What's the difference between CPA and CAC?

CPA (Cost Per Acquisition) and CAC (Customer Acquisition Cost) are related but distinct metrics used to evaluate the cost-effectiveness of acquiring customers.

Here's the difference between the two:

CPA (Cost Per Acquisition): CPA measures the average cost incurred to acquire a single customer or convert a lead into a paying customer. It calculates the cost associated with each specific acquisition or conversion action. CPA is typically calculated by dividing the total cost of a specific campaign or marketing channel by the number of acquired customers or conversions generated from that campaign or channel.

CAC (Customer Acquisition Cost): CAC represents the overall cost incurred by a business to acquire new customers over a specific period. It takes into account all the costs associated with acquiring customers, including marketing and sales expenses, advertising costs, salaries, commissions, technology costs, and any other relevant costs. CAC is calculated by dividing the total acquisition costs (including all relevant expenses) by the total number of customers acquired during the same period.

In summary, the main difference between CPA and CAC is the scope of measurement.
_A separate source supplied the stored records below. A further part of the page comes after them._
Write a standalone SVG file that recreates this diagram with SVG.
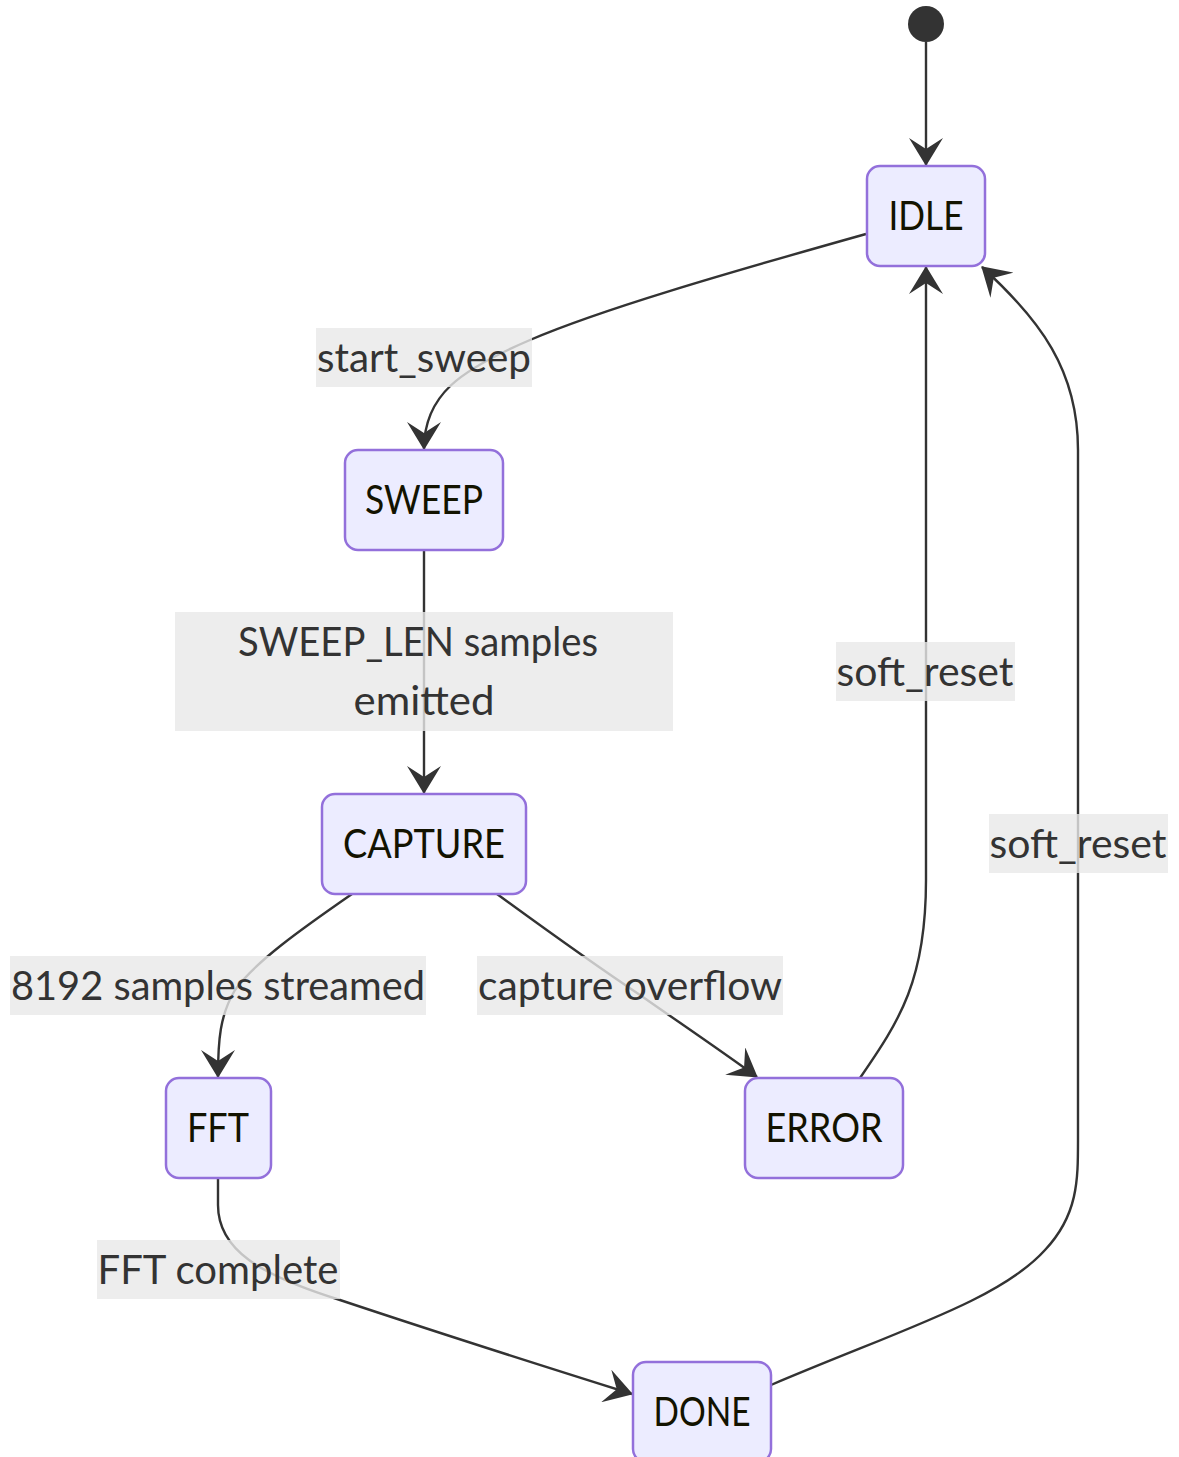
<svg xmlns="http://www.w3.org/2000/svg" width="1179" height="1457" viewBox="0 0 1179 1457">
  <style>
    .state rect { fill: #ECECFF; stroke: #9370DB; stroke-width: 2.5; }
    .state text { font-family: Lato, "Open Sans", sans-serif; font-size: 40px; fill: #131300; text-anchor: middle; dominant-baseline: central; }
    .edge { fill: none; stroke: #333333; stroke-width: 2.4; marker-end: url(#arrow); }
    .lbl rect { fill: rgba(232,232,232,0.8); }
    .lbl text { font-family: Lato, "Open Sans", sans-serif; font-size: 40px; fill: #333333; text-anchor: middle; dominant-baseline: central; }
  </style>
  <defs>
    <marker id="arrow" viewBox="0 0 28 34" refX="27" refY="17" markerWidth="28" markerHeight="34" markerUnits="userSpaceOnUse" orient="auto">
      <path d="M0,0 L28,17 L0,34 L11,17 z" fill="#333333"/>
    </marker>
  </defs>

  <!-- transitions -->
  <g id="edges">
    <path class="edge" d="M926,42 L926,165"/>
    <path class="edge" d="M866,234 C720,275 600,310 530,340 C460,370 424,395 424,449"/>
    <path class="edge" d="M424,550 L424,793"/>
    <path class="edge" d="M352,894 C300,930 255,962 235,990 C220,1015 218,1040 218,1077"/>
    <path class="edge" d="M497,894 C560,940 610,975 640,995 C680,1023 720,1050 757,1077"/>
    <path class="edge" d="M860,1078 C900,1020 926,980 926,880 L926,267"/>
    <path class="edge" d="M771,1385 C900,1330 1000,1300 1045,1250 C1078,1215 1078,1180 1078,1140 L1078,450 C1078,370 1040,320 982,267"/>
    <path class="edge" d="M218,1178 L218,1205 C218,1250 260,1275 340,1300 C430,1330 530,1362 632,1394"/>
  </g>

  <!-- transition labels -->
  <g id="labels">
    <g class="lbl"><rect x="316" y="328" width="216" height="59"/><text x="424" y="357" textLength="214" lengthAdjust="spacingAndGlyphs">start_sweep</text></g>
    <g class="lbl"><rect x="175" y="612" width="498" height="119"/><text x="418" y="641" textLength="360" lengthAdjust="spacingAndGlyphs">SWEEP_LEN samples</text><text x="424" y="700" textLength="141" lengthAdjust="spacingAndGlyphs">emitted</text></g>
    <g class="lbl"><rect x="836" y="642" width="179" height="59"/><text x="925" y="671" textLength="177" lengthAdjust="spacingAndGlyphs">soft_reset</text></g>
    <g class="lbl"><rect x="989" y="814" width="179" height="59"/><text x="1078" y="843" textLength="177" lengthAdjust="spacingAndGlyphs">soft_reset</text></g>
    <g class="lbl"><rect x="10" y="956" width="416" height="59"/><text x="218" y="985" textLength="414" lengthAdjust="spacingAndGlyphs">8192 samples streamed</text></g>
    <g class="lbl"><rect x="477" y="956" width="306" height="59"/><text x="630" y="985" textLength="304" lengthAdjust="spacingAndGlyphs">capture overflow</text></g>
    <g class="lbl"><rect x="97" y="1240" width="243" height="59"/><text x="218" y="1269" textLength="241" lengthAdjust="spacingAndGlyphs">FFT complete</text></g>
  </g>

  <!-- states -->
  <g id="start"><circle cx="926" cy="24" r="18" fill="#333333"/></g>
  <g id="IDLE" class="state"><rect x="867" y="166" width="118" height="100" rx="13"/><text x="926" y="215" textLength="75" lengthAdjust="spacingAndGlyphs">IDLE</text></g>
  <g id="SWEEP" class="state"><rect x="345" y="450" width="158" height="100" rx="13"/><text x="424" y="499" textLength="118" lengthAdjust="spacingAndGlyphs">SWEEP</text></g>
  <g id="CAPTURE" class="state"><rect x="322" y="794" width="204" height="100" rx="13"/><text x="424" y="843" textLength="162" lengthAdjust="spacingAndGlyphs">CAPTURE</text></g>
  <g id="FFT" class="state"><rect x="166" y="1078" width="105" height="100" rx="13"/><text x="218" y="1127" textLength="62" lengthAdjust="spacingAndGlyphs">FFT</text></g>
  <g id="ERROR" class="state"><rect x="745" y="1078" width="158" height="100" rx="13"/><text x="824" y="1127" textLength="117" lengthAdjust="spacingAndGlyphs">ERROR</text></g>
  <g id="DONE" class="state"><rect x="633" y="1362" width="138" height="100" rx="13"/><text x="702" y="1411" textLength="97" lengthAdjust="spacingAndGlyphs">DONE</text></g>
</svg>
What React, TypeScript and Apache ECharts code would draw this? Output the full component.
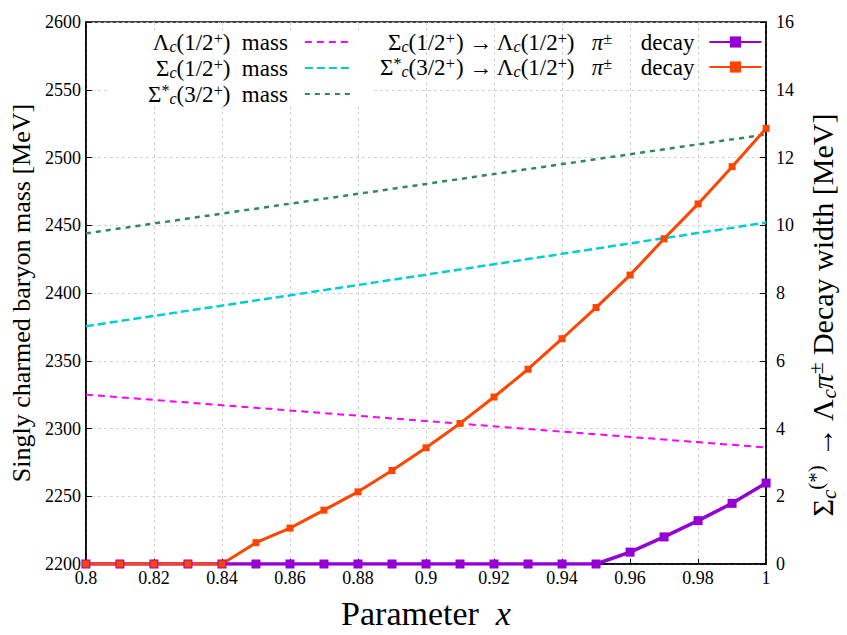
import React, { useEffect, useRef } from "react";
import * as echarts from "echarts";

// ---- data ----
const massX = [0.8, 0.9, 1.0];
const lambdaMass = [2325, 2305.5, 2286];
const sigmaMass = [2375.5, 2413.5, 2452];
const sigmaStarMass = [2444, 2480.5, 2517];

const decayX = [0.8, 0.81, 0.82, 0.83, 0.84, 0.85, 0.86, 0.87, 0.88, 0.89, 0.9, 0.91, 0.92, 0.93, 0.94, 0.95, 0.96, 0.97, 0.98, 0.99, 1.0];
const sigmaDecay = [0, 0, 0, 0, 0, 0, 0, 0, 0, 0, 0, 0, 0, 0, 0, 0, 0.35, 0.8, 1.28, 1.79, 2.39];
const sigmaStarDecay = [0, 0, 0, 0, 0, 0.63, 1.06, 1.59, 2.13, 2.76, 3.43, 4.15, 4.93, 5.75, 6.65, 7.57, 8.53, 9.6, 10.63, 11.73, 12.86];

const names = {
  lam: "Λc(1/2+) mass",
  sig: "Σc(1/2+) mass",
  sigs: "Σc*(3/2+) mass",
  d1: "Σc(1/2+) → Λc(1/2+) π± decay",
  d2: "Σc*(3/2+) → Λc(1/2+) π± decay",
};

const richLabels: Record<string, string> = {
  [names.lam]: "{n|Λ}{sub|c}{n|(1/2}{sup|+}{n|)  }{m|mass}",
  [names.sig]: "{n|Σ}{sub|c}{n|(1/2}{sup|+}{n|)  }{m|mass}",
  [names.sigs]: "{n|Σ}{sup|*}{sub|c}{n|(3/2}{sup|+}{n|)  }{m|mass}",
  [names.d1]: "{n|Σ}{sub|c}{n|(1/2}{sup|+}{n|) → Λ}{sub|c}{n|(1/2}{sup|+}{n|)   }{it|π}{sup|±}{n|     }{d|decay}",
  [names.d2]: "{n|Σ}{sup|*}{sub|c}{n|(3/2}{sup|+}{n|) → Λ}{sub|c}{n|(1/2}{sup|+}{n|)   }{it|π}{sup|±}{n|     }{d|decay}",
};

const SERIF = "Liberation Serif";

echarts.registerTheme("paperSerif", { textStyle: { fontFamily: SERIF } });

const rich = (size: number, lh: number) => ({
  n: { fontSize: size, fontFamily: SERIF, color: "#000", lineHeight: lh },
  m: { fontSize: size, fontFamily: SERIF, color: "#000", lineHeight: lh, padding: [0, 12, 0, 0] },
  d: { fontSize: size, fontFamily: SERIF, color: "#000", lineHeight: lh, padding: [0, 10, 0, 0] },
  it: { fontSize: size, fontFamily: SERIF, fontStyle: "italic", color: "#000", lineHeight: lh },
  sub: { fontSize: size * 0.7, fontFamily: SERIF, fontStyle: "italic", color: "#000", lineHeight: size * 0.7, verticalAlign: "bottom" },
  sup: { fontSize: size * 0.7, fontFamily: SERIF, color: "#000", lineHeight: size * 0.7, verticalAlign: "top" },
});

const pairs = (xs: number[], ys: number[]) => xs.map((x, i) => [x, ys[i]]);

export default function App() {
  const ref = useRef<HTMLDivElement>(null);
  useEffect(() => {
    const chart = echarts.init(ref.current!, "paperSerif", { renderer: "svg" });
    const gridLine = { color: "#c8c8c8", type: [3, 3], width: 0.8 };
    const option: any = {
      animation: false,
      backgroundColor: "#fff",
      grid: { left: 82, right: 75, top: 22, bottom: 59, show: true, borderColor: "#000", borderWidth: 1.5, backgroundColor: "transparent" },
      legend: [
        {
          data: [names.lam, names.sig, names.sigs],
          orient: "vertical",
          left: 110,
          top: 30,
          align: "right",
          padding: [0, 22, 0, 38],
          itemGap: 2,
          itemWidth: 45,
          itemHeight: 14,
          backgroundColor: "#fff",
          itemStyle: { opacity: 0 },
          formatter: (n: string) => richLabels[n],
          textStyle: { fontFamily: SERIF, rich: rich(23, 24) },
        },
        {
          data: [names.d1, names.d2],
          orient: "vertical",
          left: 380,
          top: 30,
          align: "right",
          padding: 0,
          itemGap: 1,
          itemWidth: 52,
          itemHeight: 14,
          formatter: (n: string) => richLabels[n],
          textStyle: { fontFamily: SERIF, rich: rich(23, 24) },
        },
      ],
      xAxis: {
        type: "value",
        min: 0.8,
        max: 1,
        interval: 0.02,
        name: "{n|Parameter  }{it|x}",
        nameLocation: "middle",
        nameGap: 32,
        nameTextStyle: { fontFamily: SERIF, rich: rich(34, 34) },
        axisLine: { lineStyle: { color: "#000", width: 1.5 } },
        axisTick: { inside: true, length: 5, lineStyle: { color: "#000" } },
        axisLabel: {
          margin: 5,
          color: "#000",
          fontFamily: SERIF,
          fontSize: 18,
          formatter: (v: number) => String(+v.toFixed(2)),
        },
        splitLine: { show: true, lineStyle: gridLine },
      },
      yAxis: [
        {
          type: "value",
          min: 2200,
          max: 2600,
          interval: 50,
          position: "left",
          name: "Singly charmed baryon mass [MeV]",
          nameLocation: "middle",
          nameGap: 50,
          nameTextStyle: { fontFamily: SERIF, fontSize: 26, color: "#000" },
          axisLine: { show: true, lineStyle: { color: "#000", width: 1.5 } },
          axisTick: { show: true, inside: true, length: 6, lineStyle: { color: "#000" } },
          axisLabel: { margin: 5, color: "#000", fontFamily: SERIF, fontSize: 18, formatter: (v: number) => String(v) },
          splitLine: { show: true, lineStyle: gridLine },
        },
        {
          type: "value",
          min: 0,
          max: 16,
          interval: 2,
          position: "right",
          name: "{n|Σ}{sub|c}{sup|(*)}{n| → Λ}{sub|c}{it|π}{sup|±}{n| Decay width [MeV]}",
          nameLocation: "middle",
          nameGap: 32,
          nameTextStyle: { fontFamily: SERIF, rich: rich(30, 34), padding: [0, 44, 0, 0] },
          axisLine: { show: true, lineStyle: { color: "#000", width: 1.5 } },
          axisTick: { show: true, inside: true, length: 6, lineStyle: { color: "#000" } },
          axisLabel: { margin: 10, color: "#000", fontFamily: SERIF, fontSize: 18, formatter: (v: number) => String(v) },
          splitLine: { show: false },
        },
      ],
      series: [
        {
          name: names.lam,
          type: "line",
          yAxisIndex: 0,
          data: pairs(massX, lambdaMass),
          symbol: "none",
          lineStyle: { color: "#ff00ff", width: 2, type: [7, 5] },
          itemStyle: { color: "#ff00ff" },
        },
        {
          name: names.sig,
          type: "line",
          yAxisIndex: 0,
          data: pairs(massX, sigmaMass),
          symbol: "none",
          lineStyle: { color: "#00ced1", width: 2.5, type: [8, 4] },
          itemStyle: { color: "#00ced1" },
        },
        {
          name: names.sigs,
          type: "line",
          yAxisIndex: 0,
          data: pairs(massX, sigmaStarMass),
          symbol: "none",
          lineStyle: { color: "#2e8b57", width: 2.5, type: [5, 5] },
          itemStyle: { color: "#2e8b57" },
        },
        {
          name: names.d1,
          type: "line",
          yAxisIndex: 1,
          data: pairs(decayX, sigmaDecay),
          symbol: "rect",
          symbolSize: 9,
          lineStyle: { color: "#9400d3", width: 3.5 },
          itemStyle: { color: "#9400d3" },
        },
        {
          name: names.d2,
          type: "line",
          yAxisIndex: 1,
          data: pairs(decayX, sigmaStarDecay),
          symbol: "rect",
          symbolSize: 7,
          lineStyle: { color: "#ff4500", width: 3 },
          itemStyle: { color: "#ff4500" },
        },
      ],
    };
    chart.setOption(option);
    return () => chart.dispose();
  }, []);
  return <div ref={ref} style={{ position: "fixed", left: 0, top: 0, width: 847, height: 635 }} />;
}
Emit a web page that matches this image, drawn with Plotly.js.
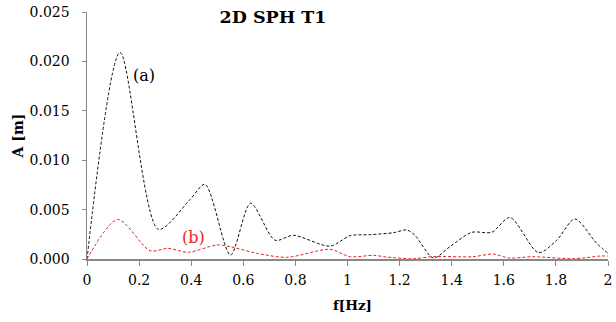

CPA focuses on the cost of acquiring a single customer or conversion, typically associated with a specific campaign or channel. On the other hand, CAC provides a broader view by considering the overall cost of acquiring customers, encompassing all relevant expenses incurred by the business over a specific period. CAC provides a more comprehensive understanding of the total investment required to acquire customers, while CPA offers insights into the efficiency and cost-effectiveness of specific marketing campaigns or channels.